In Conversation with Chloë - Nadia Narain
October 21, 2022
This year, we thought it would be nice to speak to other like-minded people, brands and influencers about what sustainability means to them. There are so many small things we can do to help make a big difference. As we chat to people from different industries and walks of life, we hope to find little moments of inspirations, to help us all live better.
This conversation is with influencer Nadia Narain – we hope you enjoy.
Hi Nadia, tell us briefly about yourself...
My personal social page is @Nadianarain and the focus of the page is to have honest conversations that women experience based on my experience. I hope to not give advice or tell people how to live their life, which I do find on a lot of social media, but I try and inspire and learn together. It really started as a place to share images and thoughts with friends but now has expanded a bit.
I still find it hard posting on Instagram and forget that it is no longer my personal space. I also can’t keep up with all the changes social media makes constantly and refuse to play the game. I post what and when I want and don’t pay attention to stats.
Our studio social is @lovesupremeprojects where we try and inspire with yoga, music dance art. Anything really that inspires us, and we feel gives a little inspiration to others.
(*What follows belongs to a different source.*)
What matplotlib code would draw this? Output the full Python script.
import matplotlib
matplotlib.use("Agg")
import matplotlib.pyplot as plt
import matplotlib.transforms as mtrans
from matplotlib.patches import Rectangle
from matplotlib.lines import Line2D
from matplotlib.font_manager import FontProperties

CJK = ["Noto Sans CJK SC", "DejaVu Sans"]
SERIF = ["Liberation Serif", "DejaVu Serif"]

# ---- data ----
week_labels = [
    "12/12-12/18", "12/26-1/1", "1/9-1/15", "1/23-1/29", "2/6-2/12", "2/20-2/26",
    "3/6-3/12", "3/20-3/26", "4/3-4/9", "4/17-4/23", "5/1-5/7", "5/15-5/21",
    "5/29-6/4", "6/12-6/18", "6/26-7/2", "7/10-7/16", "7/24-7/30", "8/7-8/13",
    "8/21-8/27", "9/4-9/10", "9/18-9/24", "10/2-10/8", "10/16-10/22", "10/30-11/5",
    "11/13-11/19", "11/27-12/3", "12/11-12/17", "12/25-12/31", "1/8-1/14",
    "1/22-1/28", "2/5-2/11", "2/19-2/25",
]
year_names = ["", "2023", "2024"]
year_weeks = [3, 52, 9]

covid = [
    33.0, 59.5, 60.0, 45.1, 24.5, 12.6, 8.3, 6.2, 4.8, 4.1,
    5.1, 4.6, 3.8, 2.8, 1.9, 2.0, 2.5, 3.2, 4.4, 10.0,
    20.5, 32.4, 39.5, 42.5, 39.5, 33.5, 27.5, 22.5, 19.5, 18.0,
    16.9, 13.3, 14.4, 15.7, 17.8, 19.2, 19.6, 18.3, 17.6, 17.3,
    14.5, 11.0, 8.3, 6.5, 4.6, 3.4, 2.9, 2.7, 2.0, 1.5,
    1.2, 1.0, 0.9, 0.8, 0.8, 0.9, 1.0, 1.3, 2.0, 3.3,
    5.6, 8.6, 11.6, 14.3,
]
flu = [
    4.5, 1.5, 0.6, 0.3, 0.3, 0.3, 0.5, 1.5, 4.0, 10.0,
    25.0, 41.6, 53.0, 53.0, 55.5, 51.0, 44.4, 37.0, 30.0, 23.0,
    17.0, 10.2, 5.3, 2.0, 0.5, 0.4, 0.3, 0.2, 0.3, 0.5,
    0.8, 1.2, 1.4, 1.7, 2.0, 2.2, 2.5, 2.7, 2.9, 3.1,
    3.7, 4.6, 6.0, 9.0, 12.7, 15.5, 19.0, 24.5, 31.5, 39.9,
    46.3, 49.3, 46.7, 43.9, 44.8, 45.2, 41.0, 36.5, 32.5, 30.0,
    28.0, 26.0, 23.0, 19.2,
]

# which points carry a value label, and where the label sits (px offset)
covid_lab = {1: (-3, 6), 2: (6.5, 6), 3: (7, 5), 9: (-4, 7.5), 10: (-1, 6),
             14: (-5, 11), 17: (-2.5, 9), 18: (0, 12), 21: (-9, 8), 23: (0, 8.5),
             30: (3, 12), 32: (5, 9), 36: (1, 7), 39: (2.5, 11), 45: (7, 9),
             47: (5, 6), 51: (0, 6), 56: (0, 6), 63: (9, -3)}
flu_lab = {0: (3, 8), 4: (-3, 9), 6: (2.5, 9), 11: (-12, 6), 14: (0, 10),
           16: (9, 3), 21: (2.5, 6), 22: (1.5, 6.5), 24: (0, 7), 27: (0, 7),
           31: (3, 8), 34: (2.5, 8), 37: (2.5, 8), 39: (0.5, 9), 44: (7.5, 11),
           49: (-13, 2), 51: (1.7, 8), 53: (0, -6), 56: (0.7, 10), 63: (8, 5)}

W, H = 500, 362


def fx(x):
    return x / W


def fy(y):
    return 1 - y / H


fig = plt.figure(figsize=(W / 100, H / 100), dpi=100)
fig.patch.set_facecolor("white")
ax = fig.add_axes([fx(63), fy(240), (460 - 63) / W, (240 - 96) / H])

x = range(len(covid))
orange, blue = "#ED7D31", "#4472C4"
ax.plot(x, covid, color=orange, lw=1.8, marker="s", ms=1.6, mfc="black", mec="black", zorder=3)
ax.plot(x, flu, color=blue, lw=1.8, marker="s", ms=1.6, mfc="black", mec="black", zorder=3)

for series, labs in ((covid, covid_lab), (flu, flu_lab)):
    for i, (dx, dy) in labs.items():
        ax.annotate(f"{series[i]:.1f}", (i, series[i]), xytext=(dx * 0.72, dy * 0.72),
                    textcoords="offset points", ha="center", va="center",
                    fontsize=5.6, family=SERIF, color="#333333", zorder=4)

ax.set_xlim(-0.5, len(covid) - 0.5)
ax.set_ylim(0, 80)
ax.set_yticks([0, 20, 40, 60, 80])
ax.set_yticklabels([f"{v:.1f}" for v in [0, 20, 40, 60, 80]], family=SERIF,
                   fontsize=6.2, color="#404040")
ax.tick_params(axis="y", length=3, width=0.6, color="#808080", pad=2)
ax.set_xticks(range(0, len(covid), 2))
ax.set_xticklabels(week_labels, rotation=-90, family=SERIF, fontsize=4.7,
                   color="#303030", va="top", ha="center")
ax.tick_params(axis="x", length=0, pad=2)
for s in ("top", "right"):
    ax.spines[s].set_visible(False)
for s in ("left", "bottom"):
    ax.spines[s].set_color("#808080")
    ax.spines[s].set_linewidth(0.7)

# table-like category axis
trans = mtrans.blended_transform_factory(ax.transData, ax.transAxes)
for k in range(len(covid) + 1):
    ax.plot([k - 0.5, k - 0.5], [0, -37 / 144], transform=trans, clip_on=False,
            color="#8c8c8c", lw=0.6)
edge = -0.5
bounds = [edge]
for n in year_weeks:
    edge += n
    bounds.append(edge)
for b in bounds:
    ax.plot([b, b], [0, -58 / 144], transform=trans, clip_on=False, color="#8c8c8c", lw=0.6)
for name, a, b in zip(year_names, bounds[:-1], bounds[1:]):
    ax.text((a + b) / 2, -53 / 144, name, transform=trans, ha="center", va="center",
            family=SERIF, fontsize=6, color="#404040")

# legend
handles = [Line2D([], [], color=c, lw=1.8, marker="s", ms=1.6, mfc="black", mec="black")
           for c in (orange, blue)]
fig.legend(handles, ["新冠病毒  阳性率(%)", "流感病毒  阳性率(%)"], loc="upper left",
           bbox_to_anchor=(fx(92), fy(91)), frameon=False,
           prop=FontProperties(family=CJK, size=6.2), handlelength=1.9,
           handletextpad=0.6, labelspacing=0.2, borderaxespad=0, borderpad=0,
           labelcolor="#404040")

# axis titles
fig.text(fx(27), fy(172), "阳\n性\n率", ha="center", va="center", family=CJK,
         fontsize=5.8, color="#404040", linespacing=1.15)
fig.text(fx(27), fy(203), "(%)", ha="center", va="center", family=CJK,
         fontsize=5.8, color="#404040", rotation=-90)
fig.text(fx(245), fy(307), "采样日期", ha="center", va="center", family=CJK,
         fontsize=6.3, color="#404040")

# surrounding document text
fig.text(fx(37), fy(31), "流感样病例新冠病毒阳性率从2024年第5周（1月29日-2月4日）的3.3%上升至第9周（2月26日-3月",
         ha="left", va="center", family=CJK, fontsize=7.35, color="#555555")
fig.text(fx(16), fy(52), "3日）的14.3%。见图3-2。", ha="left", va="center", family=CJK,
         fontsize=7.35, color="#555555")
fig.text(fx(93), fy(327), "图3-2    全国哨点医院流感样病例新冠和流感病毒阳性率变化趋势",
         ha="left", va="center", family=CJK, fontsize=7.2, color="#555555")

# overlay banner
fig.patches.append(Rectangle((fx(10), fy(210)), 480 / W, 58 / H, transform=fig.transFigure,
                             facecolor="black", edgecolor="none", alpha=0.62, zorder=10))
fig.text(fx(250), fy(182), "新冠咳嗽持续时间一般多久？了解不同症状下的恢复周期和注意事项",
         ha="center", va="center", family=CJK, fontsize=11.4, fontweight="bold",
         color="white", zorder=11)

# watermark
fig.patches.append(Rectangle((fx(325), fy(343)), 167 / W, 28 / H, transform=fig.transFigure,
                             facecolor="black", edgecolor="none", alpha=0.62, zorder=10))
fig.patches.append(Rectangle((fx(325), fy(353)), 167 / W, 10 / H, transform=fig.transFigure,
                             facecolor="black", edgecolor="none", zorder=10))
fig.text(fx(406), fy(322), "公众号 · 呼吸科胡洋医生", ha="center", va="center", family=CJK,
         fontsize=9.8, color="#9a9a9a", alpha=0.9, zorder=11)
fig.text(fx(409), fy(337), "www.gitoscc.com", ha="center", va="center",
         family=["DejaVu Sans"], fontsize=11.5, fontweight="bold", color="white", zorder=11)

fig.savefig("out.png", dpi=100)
What does ‘living sustainably’ mean to you?
In my mind sustainability used to land on environmental as this is where the word is used a lot. But I am learning that there are actually 3 pillars, including social and economic. At first , I paid attention to companies environmentally but now I think about what companies use their profits for and how they treat people that work for them. I like companies that treat their staff well as well as being mindful of their environmental footprint.
What inspired you to become a yoga teacher?
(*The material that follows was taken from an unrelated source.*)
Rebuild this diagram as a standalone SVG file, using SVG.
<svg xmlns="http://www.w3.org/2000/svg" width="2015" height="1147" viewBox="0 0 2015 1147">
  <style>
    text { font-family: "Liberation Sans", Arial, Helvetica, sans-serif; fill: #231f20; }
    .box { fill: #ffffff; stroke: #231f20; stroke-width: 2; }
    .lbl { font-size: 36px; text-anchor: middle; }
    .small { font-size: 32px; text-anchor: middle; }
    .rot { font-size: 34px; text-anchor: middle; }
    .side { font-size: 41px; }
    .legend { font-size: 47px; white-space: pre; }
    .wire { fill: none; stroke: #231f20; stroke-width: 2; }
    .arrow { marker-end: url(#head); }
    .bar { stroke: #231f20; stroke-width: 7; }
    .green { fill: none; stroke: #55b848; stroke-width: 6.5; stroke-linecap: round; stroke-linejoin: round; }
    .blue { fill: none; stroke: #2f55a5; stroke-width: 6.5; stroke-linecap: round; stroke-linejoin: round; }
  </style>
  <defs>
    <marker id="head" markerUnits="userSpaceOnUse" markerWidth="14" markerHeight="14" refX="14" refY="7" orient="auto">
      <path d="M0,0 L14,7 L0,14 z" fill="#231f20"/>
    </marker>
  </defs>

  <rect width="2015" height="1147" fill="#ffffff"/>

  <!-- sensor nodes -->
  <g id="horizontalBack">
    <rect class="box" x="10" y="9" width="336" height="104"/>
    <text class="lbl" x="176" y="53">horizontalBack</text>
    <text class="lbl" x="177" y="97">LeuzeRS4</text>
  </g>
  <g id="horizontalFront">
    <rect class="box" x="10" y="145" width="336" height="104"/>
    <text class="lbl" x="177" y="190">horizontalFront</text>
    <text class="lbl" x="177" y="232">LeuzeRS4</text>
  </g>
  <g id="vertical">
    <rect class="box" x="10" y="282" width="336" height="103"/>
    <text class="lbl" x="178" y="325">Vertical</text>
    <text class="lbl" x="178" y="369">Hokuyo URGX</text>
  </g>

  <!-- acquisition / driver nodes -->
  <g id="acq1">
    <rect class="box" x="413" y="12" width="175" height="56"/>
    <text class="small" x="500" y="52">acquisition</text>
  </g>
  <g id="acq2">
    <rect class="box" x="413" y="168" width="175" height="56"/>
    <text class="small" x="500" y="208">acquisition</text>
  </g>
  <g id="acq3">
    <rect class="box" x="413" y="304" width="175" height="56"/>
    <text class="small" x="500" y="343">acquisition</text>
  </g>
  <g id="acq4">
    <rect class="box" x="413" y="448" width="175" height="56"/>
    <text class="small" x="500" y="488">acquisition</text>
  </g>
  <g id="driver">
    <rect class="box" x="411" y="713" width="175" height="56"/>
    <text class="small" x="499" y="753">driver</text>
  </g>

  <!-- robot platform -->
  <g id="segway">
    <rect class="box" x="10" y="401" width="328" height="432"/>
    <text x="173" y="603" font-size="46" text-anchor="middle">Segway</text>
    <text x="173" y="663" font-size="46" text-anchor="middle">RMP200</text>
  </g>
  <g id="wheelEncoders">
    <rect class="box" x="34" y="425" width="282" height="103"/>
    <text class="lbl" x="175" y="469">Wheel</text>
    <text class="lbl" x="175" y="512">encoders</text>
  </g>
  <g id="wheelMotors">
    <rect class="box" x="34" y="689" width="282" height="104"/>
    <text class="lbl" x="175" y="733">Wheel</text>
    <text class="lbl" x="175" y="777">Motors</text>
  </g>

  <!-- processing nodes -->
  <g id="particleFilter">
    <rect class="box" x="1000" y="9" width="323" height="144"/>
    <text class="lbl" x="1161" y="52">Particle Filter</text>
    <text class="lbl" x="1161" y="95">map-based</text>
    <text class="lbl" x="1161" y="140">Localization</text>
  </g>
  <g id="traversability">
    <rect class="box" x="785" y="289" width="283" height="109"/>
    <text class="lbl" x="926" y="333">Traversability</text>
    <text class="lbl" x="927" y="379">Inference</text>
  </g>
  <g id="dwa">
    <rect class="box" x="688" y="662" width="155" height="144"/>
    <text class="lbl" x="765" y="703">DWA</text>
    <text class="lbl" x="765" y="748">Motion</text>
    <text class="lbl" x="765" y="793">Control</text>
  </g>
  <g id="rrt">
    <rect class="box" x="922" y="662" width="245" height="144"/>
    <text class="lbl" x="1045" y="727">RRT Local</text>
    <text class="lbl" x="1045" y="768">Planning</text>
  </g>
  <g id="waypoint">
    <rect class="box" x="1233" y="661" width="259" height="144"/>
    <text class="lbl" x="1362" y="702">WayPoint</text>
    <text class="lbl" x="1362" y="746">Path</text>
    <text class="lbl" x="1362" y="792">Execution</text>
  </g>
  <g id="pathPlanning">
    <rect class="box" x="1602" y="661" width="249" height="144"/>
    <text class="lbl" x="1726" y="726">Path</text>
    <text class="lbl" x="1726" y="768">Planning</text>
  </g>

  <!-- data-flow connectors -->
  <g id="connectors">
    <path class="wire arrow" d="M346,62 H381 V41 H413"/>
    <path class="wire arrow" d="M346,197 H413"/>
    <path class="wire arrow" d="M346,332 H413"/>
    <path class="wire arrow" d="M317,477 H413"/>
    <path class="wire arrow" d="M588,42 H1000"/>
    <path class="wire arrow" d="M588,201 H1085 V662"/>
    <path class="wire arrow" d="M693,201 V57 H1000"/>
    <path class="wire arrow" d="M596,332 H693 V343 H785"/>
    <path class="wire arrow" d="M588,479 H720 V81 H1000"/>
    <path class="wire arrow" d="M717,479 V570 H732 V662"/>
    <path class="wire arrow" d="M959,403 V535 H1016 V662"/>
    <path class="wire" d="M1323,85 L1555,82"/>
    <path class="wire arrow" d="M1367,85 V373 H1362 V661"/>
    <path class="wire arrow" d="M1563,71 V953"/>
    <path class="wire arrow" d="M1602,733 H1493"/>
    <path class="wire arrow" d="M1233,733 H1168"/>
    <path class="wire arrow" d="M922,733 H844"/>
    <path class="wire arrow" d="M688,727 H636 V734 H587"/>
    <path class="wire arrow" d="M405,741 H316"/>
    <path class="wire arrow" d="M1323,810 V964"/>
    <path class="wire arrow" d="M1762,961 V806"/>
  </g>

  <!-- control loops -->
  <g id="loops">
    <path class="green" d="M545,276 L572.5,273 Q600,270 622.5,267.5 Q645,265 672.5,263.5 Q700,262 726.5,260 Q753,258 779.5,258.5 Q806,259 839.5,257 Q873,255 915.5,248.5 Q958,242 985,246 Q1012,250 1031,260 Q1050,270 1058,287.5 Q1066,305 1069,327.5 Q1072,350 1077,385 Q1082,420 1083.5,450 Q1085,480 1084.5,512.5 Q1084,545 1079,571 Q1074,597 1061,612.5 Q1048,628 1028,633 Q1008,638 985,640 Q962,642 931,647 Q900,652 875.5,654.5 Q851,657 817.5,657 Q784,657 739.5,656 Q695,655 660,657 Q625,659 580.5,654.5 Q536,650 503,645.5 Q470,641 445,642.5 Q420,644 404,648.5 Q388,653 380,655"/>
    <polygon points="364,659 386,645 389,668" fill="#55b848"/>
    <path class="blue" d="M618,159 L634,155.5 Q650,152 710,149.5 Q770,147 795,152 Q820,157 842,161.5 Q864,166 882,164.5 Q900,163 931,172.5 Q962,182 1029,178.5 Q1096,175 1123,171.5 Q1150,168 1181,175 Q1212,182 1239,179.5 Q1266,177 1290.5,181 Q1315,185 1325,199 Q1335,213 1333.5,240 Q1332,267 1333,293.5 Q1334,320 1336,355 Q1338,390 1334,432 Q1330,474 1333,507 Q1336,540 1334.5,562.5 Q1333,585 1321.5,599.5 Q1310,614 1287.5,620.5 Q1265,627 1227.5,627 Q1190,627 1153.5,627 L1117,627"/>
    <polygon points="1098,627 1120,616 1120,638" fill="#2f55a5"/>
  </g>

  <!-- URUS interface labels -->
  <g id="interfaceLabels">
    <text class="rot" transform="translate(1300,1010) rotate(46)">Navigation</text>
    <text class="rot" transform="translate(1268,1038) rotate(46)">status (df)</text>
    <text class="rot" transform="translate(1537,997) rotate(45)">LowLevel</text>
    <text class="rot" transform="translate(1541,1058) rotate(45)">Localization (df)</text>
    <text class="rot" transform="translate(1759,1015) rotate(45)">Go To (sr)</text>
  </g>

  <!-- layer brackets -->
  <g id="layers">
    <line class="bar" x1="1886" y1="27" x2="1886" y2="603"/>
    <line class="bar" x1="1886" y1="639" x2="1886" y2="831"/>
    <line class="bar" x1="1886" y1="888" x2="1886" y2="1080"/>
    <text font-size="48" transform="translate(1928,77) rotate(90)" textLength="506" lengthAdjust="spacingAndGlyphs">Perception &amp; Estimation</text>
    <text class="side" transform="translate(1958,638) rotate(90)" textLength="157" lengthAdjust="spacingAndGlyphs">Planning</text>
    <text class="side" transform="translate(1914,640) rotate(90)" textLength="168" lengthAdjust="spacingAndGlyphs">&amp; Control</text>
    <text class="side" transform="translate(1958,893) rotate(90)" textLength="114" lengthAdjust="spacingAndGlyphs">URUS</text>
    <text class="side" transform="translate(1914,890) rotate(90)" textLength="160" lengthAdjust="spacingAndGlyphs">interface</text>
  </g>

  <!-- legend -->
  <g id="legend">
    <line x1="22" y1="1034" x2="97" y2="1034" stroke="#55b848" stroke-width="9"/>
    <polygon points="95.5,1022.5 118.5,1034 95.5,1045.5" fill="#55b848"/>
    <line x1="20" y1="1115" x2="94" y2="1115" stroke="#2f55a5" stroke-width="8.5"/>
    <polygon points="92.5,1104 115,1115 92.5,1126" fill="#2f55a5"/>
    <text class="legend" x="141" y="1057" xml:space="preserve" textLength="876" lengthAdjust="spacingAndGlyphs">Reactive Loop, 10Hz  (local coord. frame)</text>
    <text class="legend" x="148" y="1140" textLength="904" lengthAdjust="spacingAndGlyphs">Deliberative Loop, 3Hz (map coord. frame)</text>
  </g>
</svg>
My yoga teacher. I was 18 she was in her late 50’s and I thought this would be a nice job to do when I get older. The next thing I knew, I was 23 and teaching classes. I knew nothing then. And now I have more life experience. Although I have been teaching for 27 years, I am learning I know very little!
What do you wish for people to take away from your classes?
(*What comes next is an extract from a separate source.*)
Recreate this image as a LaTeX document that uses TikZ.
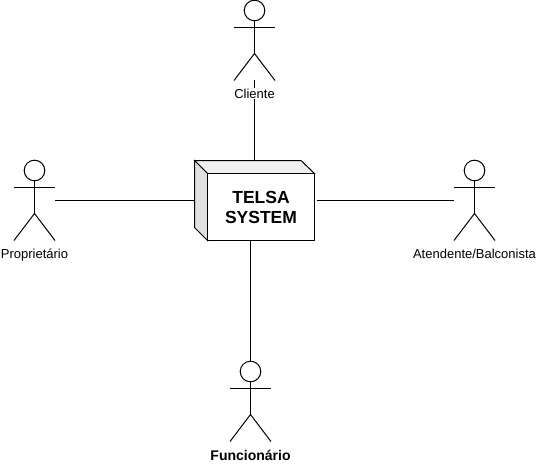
\documentclass[tikz,border=0pt]{standalone}
\usepackage{fontspec}
\setmainfont{Liberation Sans}
\usetikzlibrary{positioning}
\begin{document}
\begin{tikzpicture}[x=1pt,y=-1pt,line width=1pt,
  ator/.style={minimum width=41pt, minimum height=80pt, inner sep=0pt, outer sep=0pt},
  caixa/.style={minimum width=120pt, minimum height=80pt, inner sep=0pt, outer sep=0pt},
  rotulo/.style={font=\fontsize{13}{15}\selectfont, fill=white, inner sep=0.5pt}]
\useasboundingbox (0,0) rectangle (537,465);
\foreach \n/\x/\y in {cliente/254.5/40.5, proprietario/34.5/200.5, atendente/474.5/200.5, funcionario/250.5/401.5}
  \node[ator] (\n) at (\x, \y) {};
\node[caixa] (sistema) at (254.5, 200.5) {};
% ligacoes
\draw (cliente.south) -- (sistema.north);
\draw (proprietario.east) -- (sistema.west);
\draw ([xshift=2pt]sistema.east) -- (atendente.west);
\draw (funcionario.north) -- (sistema.south -| funcionario.north);
% atores
\foreach \n in {cliente, proprietario, atendente, funcionario}
  {\draw ([yshift=-10pt]\n.north) circle (10.3pt);
  \draw ([yshift=-20.5pt]\n.north) -- ([yshift=-53pt]\n.north);
  \draw ([yshift=-27pt]\n.north west) -- ([yshift=-27pt]\n.north east);
  \draw (\n.south west) -- ([yshift=-53pt]\n.north) -- (\n.south east);};
\foreach \n/\t in {cliente/Cliente, proprietario/Proprietário, atendente/Atendente\slash Balconista}
  \node[rotulo, below=7.5pt of \n] (r\n) {\t};
\node[rotulo, below=7.5pt of funcionario, font=\fontsize{14}{16}\selectfont\bfseries] (rfuncionario) {Funcionário};
% caixa 3d
\draw[fill=white!94!black] (sistema.north west) -- (sistema.north east -| 301,0) -- (sistema.east |- 0,173.5) -- (207.5,173.5) -- cycle;
\draw[fill=white!88!black] (sistema.north west) -- (207.5,173.5) -- (sistema.south -| 207.5,0) -- (194.5,227.5) -- cycle;
\node[draw, fill=white, minimum width=107pt, minimum height=67pt, inner sep=0pt, outer sep=0pt,
  align=center, font=\fontsize{17.5}{20}\selectfont\bfseries, text depth=0pt] (frente) at (261, 207) {TELSA\\[0pt]SYSTEM};
\end{tikzpicture}
\end{document}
To have an experience where they are able to connect to their body, heart and their breath. To quieten the chatter of their mind and to feel a deep feeling of love for themselves, if only for a few minutes. A friend came to my class once and said “Wow what a cool job, you basically get to go to work every day and make people feel a feeling of peace and quiet. That’s amazing”. I hadn’t really looked at it like that before, but it is pretty cool especially when everything is so noisy and busy outside of ourselves these days.
Our studio Love Supreme Projects is a beautiful oasis in the heart of London to feel good.
What is your number one self-care ritual?
There are so many !
Good sleep. Getting to bed by 10.30 is a big one these days it makes a difference to how I start my day.
Being kinder to myself and others. I am hard on myself, so I’m starting to pay attention to my inner critic. As I get older I’m also learning that we all behave in certain ways from our own insecurities, so I try and give more band-width to others as well as myself.
Drink more water. (I’m not very good at it!)
And finally, tell us 3 brands or people you follow who are doing good things.
My friend @GabrielaHearst is always inspiring me with her fight for the climate, keeping craftsmanship and the artisan alive whilst still making beautiful things.
My sister Katia Narain Philipps @phytonectars launches in September with sachets of goodness for sleep, immunity, focus and radiance. I have been a guinea pig for the past year and it has been making such a difference to my sleep and focus.
@mmaa.social make the most beautiful sustainable baskets and I feel like every time I buy one, I contribute to the collective, empowering the women in a supportive network where they have access to financial literacy training, business support and sexual and reproductive health education, whilst keeping alive their artisanal craft of weaving baskets. Also, with each bag purchased a girl or young woman receives a reusable sanitary kit which helps girls in school rather than shamed from period poverty.